(Data section):
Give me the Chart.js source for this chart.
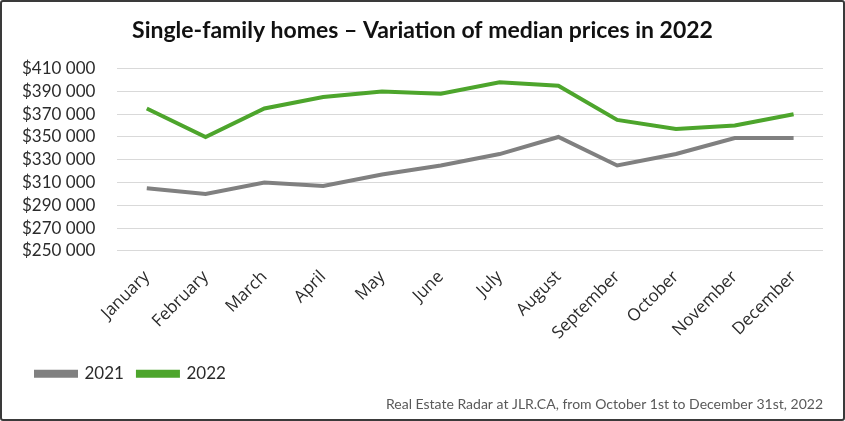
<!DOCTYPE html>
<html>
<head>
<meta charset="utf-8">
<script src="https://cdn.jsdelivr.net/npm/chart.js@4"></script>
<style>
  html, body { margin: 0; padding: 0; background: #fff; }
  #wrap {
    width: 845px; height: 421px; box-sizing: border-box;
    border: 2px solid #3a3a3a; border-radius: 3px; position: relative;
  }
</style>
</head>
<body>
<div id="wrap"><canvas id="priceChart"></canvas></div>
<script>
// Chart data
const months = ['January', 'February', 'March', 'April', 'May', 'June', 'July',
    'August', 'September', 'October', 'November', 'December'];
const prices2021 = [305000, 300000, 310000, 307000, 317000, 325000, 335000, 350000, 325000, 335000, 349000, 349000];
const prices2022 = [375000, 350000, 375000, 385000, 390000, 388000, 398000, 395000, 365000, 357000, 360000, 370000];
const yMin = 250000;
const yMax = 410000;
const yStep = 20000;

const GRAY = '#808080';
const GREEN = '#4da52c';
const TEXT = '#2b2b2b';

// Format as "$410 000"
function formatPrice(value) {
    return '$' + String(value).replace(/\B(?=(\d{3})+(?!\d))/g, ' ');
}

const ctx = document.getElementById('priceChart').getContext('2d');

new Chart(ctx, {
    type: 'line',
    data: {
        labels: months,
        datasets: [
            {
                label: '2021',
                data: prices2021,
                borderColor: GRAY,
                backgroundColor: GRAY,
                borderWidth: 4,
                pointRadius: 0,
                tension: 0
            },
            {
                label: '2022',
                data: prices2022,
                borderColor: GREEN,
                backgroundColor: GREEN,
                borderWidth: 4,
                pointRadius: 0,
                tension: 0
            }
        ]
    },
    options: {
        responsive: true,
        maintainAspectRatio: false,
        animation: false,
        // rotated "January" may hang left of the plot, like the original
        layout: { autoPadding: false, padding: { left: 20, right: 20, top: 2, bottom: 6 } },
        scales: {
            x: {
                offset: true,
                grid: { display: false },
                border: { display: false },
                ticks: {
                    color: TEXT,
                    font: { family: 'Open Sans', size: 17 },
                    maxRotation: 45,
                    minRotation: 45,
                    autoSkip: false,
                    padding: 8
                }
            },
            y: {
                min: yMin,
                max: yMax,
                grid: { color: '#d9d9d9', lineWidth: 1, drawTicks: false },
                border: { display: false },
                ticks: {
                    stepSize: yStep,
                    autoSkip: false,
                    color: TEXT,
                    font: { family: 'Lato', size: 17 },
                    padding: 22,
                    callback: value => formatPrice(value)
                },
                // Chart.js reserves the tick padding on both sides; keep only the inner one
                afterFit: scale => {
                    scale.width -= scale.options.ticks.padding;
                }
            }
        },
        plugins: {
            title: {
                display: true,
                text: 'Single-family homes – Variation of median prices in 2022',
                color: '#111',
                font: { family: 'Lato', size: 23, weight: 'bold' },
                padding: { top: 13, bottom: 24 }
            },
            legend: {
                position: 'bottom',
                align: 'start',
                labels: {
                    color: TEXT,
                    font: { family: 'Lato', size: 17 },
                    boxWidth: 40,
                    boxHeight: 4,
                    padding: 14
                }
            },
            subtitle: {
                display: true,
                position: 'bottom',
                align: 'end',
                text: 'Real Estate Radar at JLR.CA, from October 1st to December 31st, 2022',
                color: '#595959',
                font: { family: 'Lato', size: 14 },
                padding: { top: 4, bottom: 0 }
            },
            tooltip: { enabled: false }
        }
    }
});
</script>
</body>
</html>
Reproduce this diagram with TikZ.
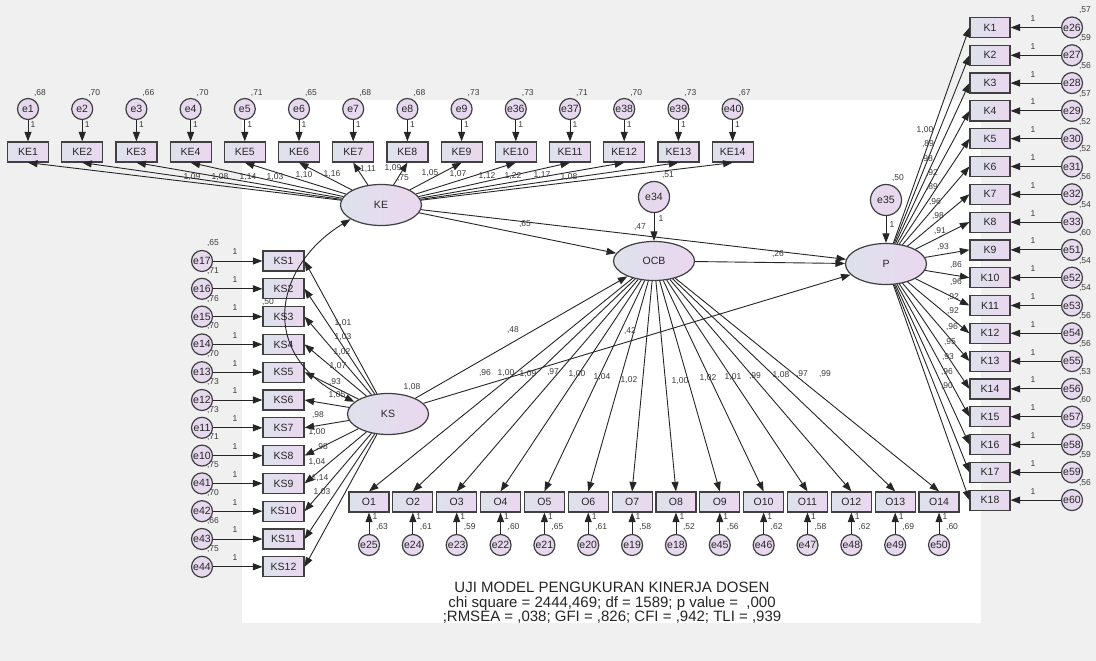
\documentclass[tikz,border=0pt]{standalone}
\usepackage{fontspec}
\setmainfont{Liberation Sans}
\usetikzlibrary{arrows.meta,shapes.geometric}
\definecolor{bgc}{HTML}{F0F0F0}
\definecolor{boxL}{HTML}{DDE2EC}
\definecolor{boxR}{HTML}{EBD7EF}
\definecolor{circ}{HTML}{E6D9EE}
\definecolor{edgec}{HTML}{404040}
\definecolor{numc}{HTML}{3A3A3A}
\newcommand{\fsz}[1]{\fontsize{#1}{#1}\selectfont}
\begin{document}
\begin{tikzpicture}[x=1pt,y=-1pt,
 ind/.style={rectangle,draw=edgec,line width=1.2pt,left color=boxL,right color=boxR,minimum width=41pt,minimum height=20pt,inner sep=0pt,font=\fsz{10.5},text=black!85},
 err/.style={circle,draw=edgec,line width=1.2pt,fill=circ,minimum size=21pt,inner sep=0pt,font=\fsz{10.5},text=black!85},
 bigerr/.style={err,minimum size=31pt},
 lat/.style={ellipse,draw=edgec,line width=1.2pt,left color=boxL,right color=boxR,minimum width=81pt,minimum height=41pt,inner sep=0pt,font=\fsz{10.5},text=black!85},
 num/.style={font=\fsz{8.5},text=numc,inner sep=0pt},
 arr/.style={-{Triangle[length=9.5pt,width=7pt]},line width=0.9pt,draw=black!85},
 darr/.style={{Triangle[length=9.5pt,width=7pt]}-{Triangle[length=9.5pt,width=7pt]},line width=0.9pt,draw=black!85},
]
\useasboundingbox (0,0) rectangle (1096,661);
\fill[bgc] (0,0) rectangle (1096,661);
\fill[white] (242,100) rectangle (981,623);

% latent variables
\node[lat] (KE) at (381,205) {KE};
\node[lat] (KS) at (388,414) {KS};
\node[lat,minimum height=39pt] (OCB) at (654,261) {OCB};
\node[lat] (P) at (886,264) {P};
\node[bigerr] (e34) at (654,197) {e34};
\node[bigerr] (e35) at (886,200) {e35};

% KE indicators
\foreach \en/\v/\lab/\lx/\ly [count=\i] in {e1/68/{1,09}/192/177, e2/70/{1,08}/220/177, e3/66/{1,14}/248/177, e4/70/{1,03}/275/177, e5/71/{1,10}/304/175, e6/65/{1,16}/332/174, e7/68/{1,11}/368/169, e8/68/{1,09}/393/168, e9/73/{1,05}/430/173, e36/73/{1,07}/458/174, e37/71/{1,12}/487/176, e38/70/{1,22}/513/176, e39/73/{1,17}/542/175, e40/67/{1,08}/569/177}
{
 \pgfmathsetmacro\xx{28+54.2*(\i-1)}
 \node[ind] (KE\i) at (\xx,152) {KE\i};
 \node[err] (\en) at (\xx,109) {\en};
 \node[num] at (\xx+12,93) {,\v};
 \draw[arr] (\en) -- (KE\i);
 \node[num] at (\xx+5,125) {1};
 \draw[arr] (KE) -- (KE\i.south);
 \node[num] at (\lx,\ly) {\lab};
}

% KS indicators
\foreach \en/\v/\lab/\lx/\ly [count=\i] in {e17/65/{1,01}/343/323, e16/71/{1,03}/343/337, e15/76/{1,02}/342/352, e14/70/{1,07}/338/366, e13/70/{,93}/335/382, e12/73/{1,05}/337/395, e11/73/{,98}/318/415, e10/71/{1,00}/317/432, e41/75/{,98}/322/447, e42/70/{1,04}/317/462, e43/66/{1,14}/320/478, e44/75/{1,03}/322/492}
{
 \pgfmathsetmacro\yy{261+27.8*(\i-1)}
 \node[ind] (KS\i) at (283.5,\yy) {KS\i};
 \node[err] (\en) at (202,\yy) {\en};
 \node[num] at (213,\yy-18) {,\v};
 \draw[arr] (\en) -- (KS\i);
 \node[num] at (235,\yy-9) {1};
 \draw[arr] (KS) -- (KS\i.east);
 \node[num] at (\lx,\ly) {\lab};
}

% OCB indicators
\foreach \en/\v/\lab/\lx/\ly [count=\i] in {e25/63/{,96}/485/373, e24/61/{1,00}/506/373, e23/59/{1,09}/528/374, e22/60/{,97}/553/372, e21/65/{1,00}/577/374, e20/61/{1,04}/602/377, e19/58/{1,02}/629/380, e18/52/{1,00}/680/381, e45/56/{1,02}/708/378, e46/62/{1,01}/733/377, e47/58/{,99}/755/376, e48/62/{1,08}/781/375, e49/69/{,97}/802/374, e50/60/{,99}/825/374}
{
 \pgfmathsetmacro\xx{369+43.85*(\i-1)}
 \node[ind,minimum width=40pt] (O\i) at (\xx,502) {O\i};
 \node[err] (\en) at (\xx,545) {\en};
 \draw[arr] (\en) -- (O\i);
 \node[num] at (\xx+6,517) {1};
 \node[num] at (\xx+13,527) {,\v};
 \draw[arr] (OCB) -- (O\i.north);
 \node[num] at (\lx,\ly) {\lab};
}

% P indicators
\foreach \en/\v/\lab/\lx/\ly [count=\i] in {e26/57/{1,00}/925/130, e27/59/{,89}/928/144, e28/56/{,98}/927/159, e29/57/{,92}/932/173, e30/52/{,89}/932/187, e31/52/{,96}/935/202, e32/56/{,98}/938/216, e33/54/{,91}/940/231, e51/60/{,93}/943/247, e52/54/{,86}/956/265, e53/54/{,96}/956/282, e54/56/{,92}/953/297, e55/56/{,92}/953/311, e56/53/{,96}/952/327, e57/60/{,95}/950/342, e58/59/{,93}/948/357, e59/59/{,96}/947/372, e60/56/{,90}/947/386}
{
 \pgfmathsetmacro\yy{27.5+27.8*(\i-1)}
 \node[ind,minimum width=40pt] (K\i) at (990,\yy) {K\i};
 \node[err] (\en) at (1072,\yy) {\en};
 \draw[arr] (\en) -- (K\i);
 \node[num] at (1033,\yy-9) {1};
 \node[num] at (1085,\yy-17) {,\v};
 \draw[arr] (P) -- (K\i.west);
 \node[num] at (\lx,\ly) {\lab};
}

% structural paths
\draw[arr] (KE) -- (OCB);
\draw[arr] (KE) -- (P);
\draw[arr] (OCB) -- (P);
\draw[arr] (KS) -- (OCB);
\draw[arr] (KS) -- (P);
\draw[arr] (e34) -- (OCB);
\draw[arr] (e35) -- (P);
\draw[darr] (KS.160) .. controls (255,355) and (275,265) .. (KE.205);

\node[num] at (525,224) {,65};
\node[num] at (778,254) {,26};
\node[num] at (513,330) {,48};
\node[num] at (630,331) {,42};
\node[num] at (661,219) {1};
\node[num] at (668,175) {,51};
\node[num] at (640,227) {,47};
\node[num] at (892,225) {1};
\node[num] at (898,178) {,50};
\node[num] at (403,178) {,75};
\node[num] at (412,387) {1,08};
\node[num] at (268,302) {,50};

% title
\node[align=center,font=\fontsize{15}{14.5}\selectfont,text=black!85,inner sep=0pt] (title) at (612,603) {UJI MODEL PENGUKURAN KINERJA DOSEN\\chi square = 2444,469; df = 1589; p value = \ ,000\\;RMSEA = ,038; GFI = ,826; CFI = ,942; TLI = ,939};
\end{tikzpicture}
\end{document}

(Written instruction): Pictures do not belong in the copy. Repeat only the lines from the top of the records through the line containing "ctx = document.getElementById('priceChart').getContext('2d');".

(Task output):
Give me the Chart.js source for this chart.
<!DOCTYPE html>
<html>
<head>
<meta charset="utf-8">
<script src="https://cdn.jsdelivr.net/npm/chart.js@4"></script>
<style>
  html, body { margin: 0; padding: 0; background: #fff; }
  #wrap {
    width: 845px; height: 421px; box-sizing: border-box;
    border: 2px solid #3a3a3a; border-radius: 3px; position: relative;
  }
</style>
</head>
<body>
<div id="wrap"><canvas id="priceChart"></canvas></div>
<script>
// Chart data
const months = ['January', 'February', 'March', 'April', 'May', 'June', 'July',
    'August', 'September', 'October', 'November', 'December'];
const prices2021 = [305000, 300000, 310000, 307000, 317000, 325000, 335000, 350000, 325000, 335000, 349000, 349000];
const prices2022 = [375000, 350000, 375000, 385000, 390000, 388000, 398000, 395000, 365000, 357000, 360000, 370000];
const yMin = 250000;
const yMax = 410000;
const yStep = 20000;

const GRAY = '#808080';
const GREEN = '#4da52c';
const TEXT = '#2b2b2b';

// Format as "$410 000"
function formatPrice(value) {
    return '$' + String(value).replace(/\B(?=(\d{3})+(?!\d))/g, ' ');
}

const ctx = document.getElementById('priceChart').getContext('2d');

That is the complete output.